Sure It’s Illegal *Now,* But…
Glenn Reynolds uses some somewhat prose-like stylings (“beclowned“?) to defend his crackpot assassination scheme. Alas, he doen’t explicitly defend his farcical claim that the U.S and Iran have been at war since 1979, although his analogies and tu quoques implicitly depend on such an assumption. I did enjoy this part:
Nor would such action be illegal. Assassination is forbidden by executive order. Nothing prevents the president from rescinding that order, or amending it.
Heh. Indeed. Similarly, kidnapping someone and taking them across state lines isn’t really illegal, since nothing could prevent Congress from repealing the law if they wanted to!
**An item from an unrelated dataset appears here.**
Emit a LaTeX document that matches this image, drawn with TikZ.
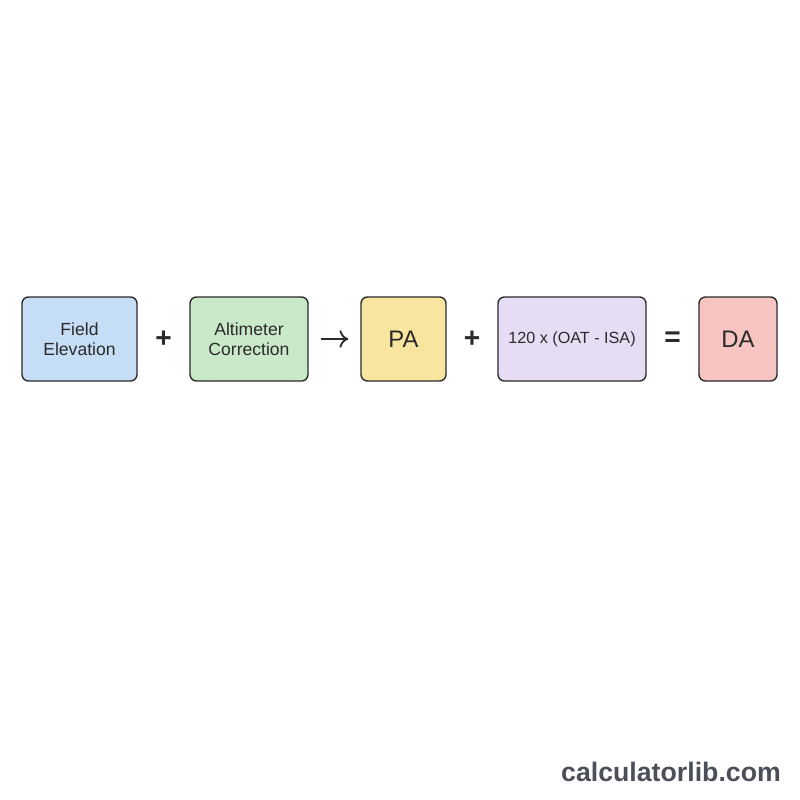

Anyway, what’s more striking and important is that whether or not such a plan would be legal, Reynolds has yet to offer any substantive argument for why it would work. Could anyone be dumb enough to think that the American assassination of Iranian clerics, scientists and/or political leaders would help liberal forces in Iran? That killing a couple scientists would make Iran less determined to acquire nuclear weapons? That these kinds of covert ops are remotely viable? The whole thing is nuttier than a Planters factory, and Reynolds can’t even be bothered to begin an argument on the merits. This should be irrelevant to his job, of course, but that anybody takes anything he writes about foreign policy seriously is remarkable.